The End of Mobile Ad Interstitials

Google made what amounts to a major announcement this week and everyone from search marketers to UX designers have been left wondering about the long-term potential impact.

Google indicated that in early January (January 10th to be exact), they will release a new search algorithm penalty that will demote mobile pages that have "intrusive" interstitials, those often bothersome windows that tend to get in the users' way and negatively impact the experience (at least as Google sees it).

The new algorithm penalty, which is replacing the app interstitials ad penalty that they already launched back in September 2015, will try to make these mobile pages "not rank as highly" as they once did.

There are obviously a number questions that remain as it's impossible to know if mobile web pages are causing lower rankings. Google only suggested that if the interstitial makes content less accessible to a user, there could be a negative impact. That's obviously pretty vague and may lead to problems in the future when you consider all the other ongoing activity and its well known, and long running, disdain for interstitials. 

Last year they published research that examined its own use of interstitials on the Google+ mobile Web and found that just 9 percent of the visits to Google's interstitial (promoting its own app) resulted in the desired action (pressing the "Get App" call-to-action), while 69 percent of the visits abandoned the page altogether. By removing the "friction" between what users want and publishers want to provide, Google suggested, the Web would be more useful and usable. That makes a great deal of sense, of course, but let's not forget that Google is still a business first and foremost.

Google followed up its research on interstitials last year with a makoever of their full-screen, in-app ad format for the AdMob network and the DoubleClick Ad Exchange.
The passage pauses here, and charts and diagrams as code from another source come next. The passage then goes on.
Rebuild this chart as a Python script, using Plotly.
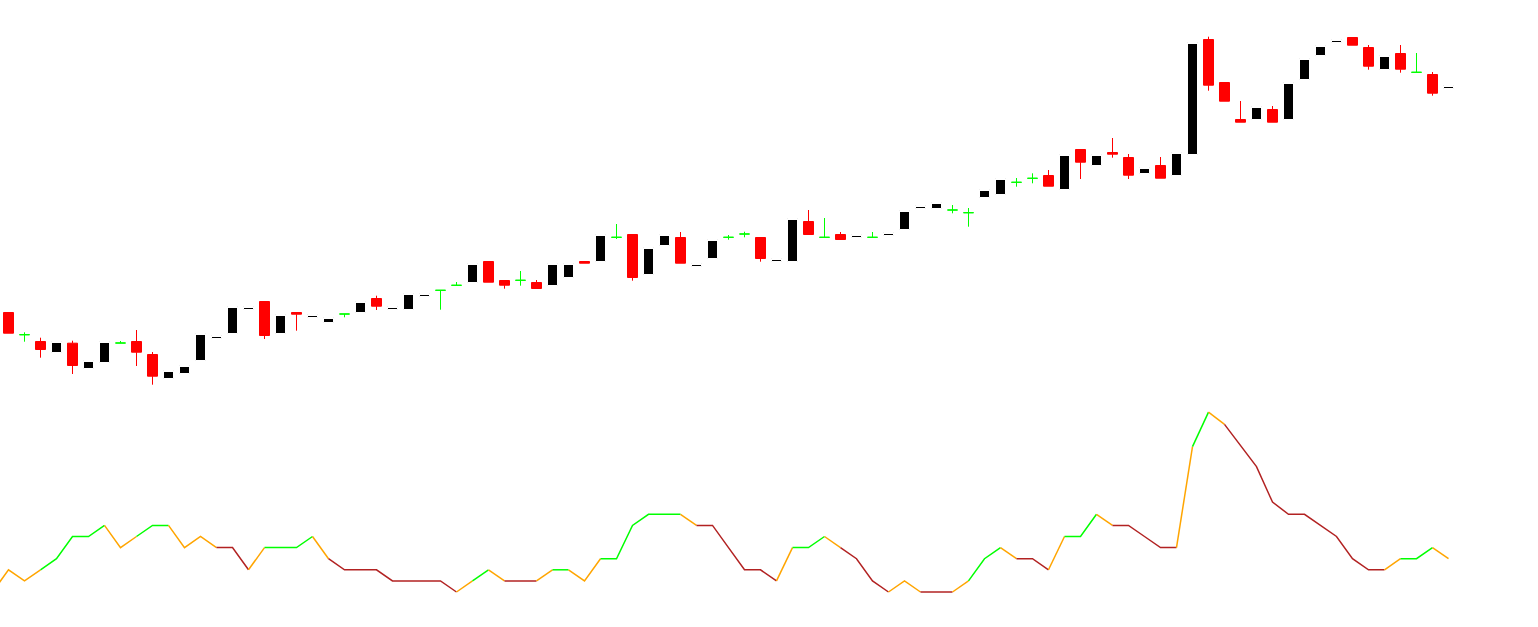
import plotly.graph_objects as go

# ---- candle data (arbitrary price units) ----
opens = [314.5, 292.3, 285.5, 274.5, 283.8, 258.5, 264.5, 284.0, 285.5, 272.5,
         248.5, 253.5, 266.5, 288.5, 293.5, 317.5, 325.5, 293.5, 314.5, 309.5,
         304.5, 313.0, 314.5, 328.5, 317.5, 317.5, 330.5, 336.7, 341.7, 344.5,
         365.5, 346.5, 346.7, 344.5, 341.5, 349.5, 365.5, 365.5, 389.7, 392.5,
         352.5, 381.5, 389.5, 360.5, 368.5, 389.7, 393.0, 389.5, 365.5, 365.5,
         405.5, 389.7, 392.5, 389.5, 389.7, 391.5, 397.5, 418.5, 418.5, 417.0,
         414.3, 429.5, 432.5, 444.7, 448.7, 451.5, 437.5, 477.5, 461.5, 474.5,
         469.5, 453.5, 461.5, 451.5, 472.5, 587.5, 544.5, 507.5, 507.5, 517.5,
         507.5, 547.5, 571.5, 584.5, 589.5, 579.5, 557.5, 573.5, 554.7, 552.5,
         538.5]
highs = [314.5, 294.7, 289.3, 285.5, 286.3, 266.5, 285.5, 286.0, 297.0, 275.0,
         256.5, 261.5, 293.5, 291.5, 320.5, 320.5, 325.5, 312.5, 314.5, 312.5,
         309.5, 313.0, 325.5, 331.3, 320.5, 333.5, 333.5, 336.7, 345.0, 363.5,
         365.5, 346.5, 356.0, 347.0, 363.5, 363.5, 365.5, 392.5, 403.0, 392.5,
         379.5, 392.5, 395.0, 363.5, 387.5, 392.0, 395.3, 389.5, 368.5, 408.5,
         417.0, 409.0, 395.0, 392.5, 395.0, 394.5, 416.5, 421.5, 424.5, 422.0,
         419.0, 437.5, 448.5, 449.0, 453.7, 457.0, 472.5, 477.5, 472.5, 489.0,
         473.0, 459.5, 470.0, 474.5, 584.5, 590.3, 544.5, 526.0, 520.5, 521.0,
         544.5, 568.5, 581.5, 587.5, 589.5, 582.0, 571.5, 582.0, 574.0, 555.0,
         541.5]
lows = [293.8, 285.3, 269.3, 274.5, 253.0, 258.5, 264.5, 284.0, 261.0, 242.3,
        248.5, 253.5, 266.5, 288.5, 293.5, 317.5, 288.0, 293.5, 296.3, 309.5,
        304.5, 309.7, 314.5, 317.0, 317.5, 317.5, 330.5, 317.3, 341.7, 344.5,
        344.8, 338.3, 341.3, 338.5, 341.5, 349.5, 363.8, 365.5, 388.0, 346.3,
        352.5, 381.5, 363.8, 360.5, 368.5, 387.3, 389.7, 365.3, 365.5, 365.5,
        392.5, 389.7, 387.5, 389.5, 389.7, 391.5, 397.5, 418.5, 418.5, 413.7,
        400.3, 429.5, 432.5, 440.3, 443.7, 440.8, 437.5, 448.0, 461.5, 469.3,
        448.0, 453.5, 448.8, 451.5, 472.5, 536.3, 525.8, 504.8, 507.5, 504.8,
        507.5, 547.5, 571.5, 584.5, 581.8, 557.3, 557.5, 554.3, 554.7, 531.3,
        538.5]
closes = [293.8, 292.3, 277.5, 285.5, 261.5, 266.5, 285.5, 284.0, 274.8, 250.8,
          256.5, 261.5, 293.5, 291.5, 320.5, 320.5, 291.5, 312.5, 312.8, 312.5,
          309.5, 313.0, 325.5, 320.8, 320.5, 333.5, 333.5, 336.7, 341.7, 363.5,
          344.8, 341.8, 346.7, 338.5, 363.5, 363.5, 363.8, 392.5, 389.7, 349.5,
          379.5, 392.5, 363.8, 363.5, 387.5, 389.7, 393.0, 368.5, 368.5, 408.5,
          392.5, 389.7, 387.5, 392.5, 389.7, 394.5, 416.5, 421.5, 424.5, 417.0,
          414.3, 437.5, 448.5, 444.7, 448.7, 440.8, 472.5, 464.8, 472.5, 472.8,
          451.8, 459.5, 448.8, 474.5, 584.5, 541.8, 525.8, 504.8, 520.5, 504.8,
          544.5, 568.5, 581.5, 587.5, 581.8, 560.8, 571.5, 557.8, 554.7, 533.8,
          541.5]
bars = list(range(len(opens)))

# ---- lower indicator (first value belongs to the bar before the window) ----
ind_x = list(range(-1, len(opens)))
ind_vals = [0,
            2, 1, 2, 3, 5, 5, 6, 4, 5, 6,
            6, 4, 5, 4, 4, 2, 4, 4, 4, 5,
            3, 2, 2, 2, 1, 1, 1, 1, 0, 1,
            2, 1, 1, 1, 2, 2, 1, 3, 3, 6,
            7, 7, 7, 6, 6, 4, 2, 2, 1, 4,
            4, 5, 4, 3, 1, 0, 1, 0, 0, 0,
            1, 3, 4, 3, 3, 2, 5, 5, 7, 6,
            6, 5, 4, 4, 13.1, 16.2, 15.1, 13.2, 11.3, 8.1,
            7, 7, 6, 5, 3, 2, 2, 3, 3, 4, 3]

UP_COL, DN_COL, REV_COL = "#00FF00", "#B22222", "#FFA500"

fig = go.Figure()

def sel(cond):
    ii = [i for i in bars if cond(opens[i], closes[i])]
    return ([bars[i] for i in ii], [opens[i] for i in ii], [highs[i] for i in ii],
            [lows[i] for i in ii], [closes[i] for i in ii])

# bullish: black body, white outline/wicks
x, o, h, l, c = sel(lambda a, b: b > a)
fig.add_trace(go.Candlestick(x=x, open=o, high=h, low=l, close=c,
    increasing=dict(line=dict(color="white", width=1), fillcolor="black"),
    decreasing=dict(line=dict(color="white", width=1), fillcolor="black"),
    whiskerwidth=0, hoverinfo="skip"))
# bearish: red
x, o, h, l, c = sel(lambda a, b: b < a)
fig.add_trace(go.Candlestick(x=x, open=o, high=h, low=l, close=c,
    increasing=dict(line=dict(color="#FF0000", width=1), fillcolor="#FF0000"),
    decreasing=dict(line=dict(color="#FF0000", width=1), fillcolor="#FF0000"),
    whiskerwidth=0, hoverinfo="skip"))
# doji: green
x, o, h, l, c = sel(lambda a, b: b == a)
fig.add_trace(go.Candlestick(x=x, open=o, high=h, low=l, close=c,
    increasing=dict(line=dict(color="#00FF00", width=1), fillcolor="#00FF00"),
    decreasing=dict(line=dict(color="#00FF00", width=1), fillcolor="#00FF00"),
    whiskerwidth=0, hoverinfo="skip"))

# indicator segments coloured by direction (continuation vs reversal)
seg_cols = []
last_dir = -1
for i in range(1, len(ind_vals)):
    d = ind_vals[i] - ind_vals[i - 1]
    cur = 1 if d > 0 else (-1 if d < 0 else 0)
    if cur == 0:
        col = UP_COL if last_dir > 0 else DN_COL
    elif cur == last_dir:
        col = UP_COL if cur > 0 else DN_COL
    else:
        col = REV_COL
    if cur != 0:
        last_dir = cur
    seg_cols.append(col)

start = 0
for i in range(1, len(seg_cols) + 1):
    if i == len(seg_cols) or seg_cols[i] != seg_cols[start]:
        fig.add_trace(go.Scatter(x=ind_x[start:i + 1], y=ind_vals[start:i + 1],
                                 mode="lines", yaxis="y2",
                                 line=dict(color=seg_cols[start], width=1.5),
                                 hoverinfo="skip"))
        start = i

W, H = 1538, 627
px_per_bar = 16.0
x0 = -8.5 / px_per_bar
x1 = x0 + W / px_per_bar
unit = 11.1
r0 = -(H - 592) / unit
r1 = r0 + H / unit

fig.update_layout(
    width=W, height=H, margin=dict(l=0, r=0, t=0, b=0),
    paper_bgcolor="white", plot_bgcolor="white", showlegend=False,
    boxgap=0.375, boxgroupgap=0,
    xaxis=dict(range=[x0, x1], visible=False, rangeslider=dict(visible=False)),
    yaxis=dict(range=[0, H], visible=False),
    yaxis2=dict(range=[r0, r1], visible=False, overlaying="y"),
)
fig.write_html("out.html", config={"displayModeBar": False},
               post_script="document.body.style.margin='0';document.body.style.overflow='hidden';")
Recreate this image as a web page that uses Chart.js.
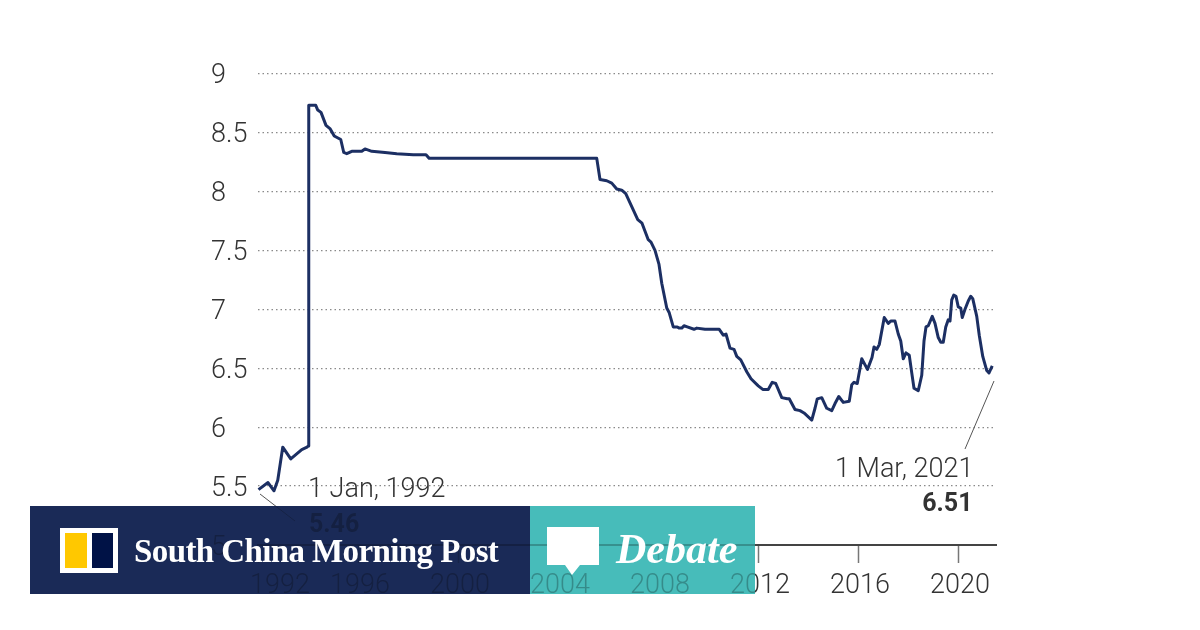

And then, out of pretty much nowhere, Google announced that it would not consider pages "mobile-friendly" if the content on those pages was hidden with an app-interstitial (they even revaled they were removing the "mobile-friendly" tag altogether). 

What the looming January 10th, 2016 penalty ultimately provides for Web professionals is that they will need to concentrate their efforts on discovering opportunities to engage and interact with users that doesn't include interstitials.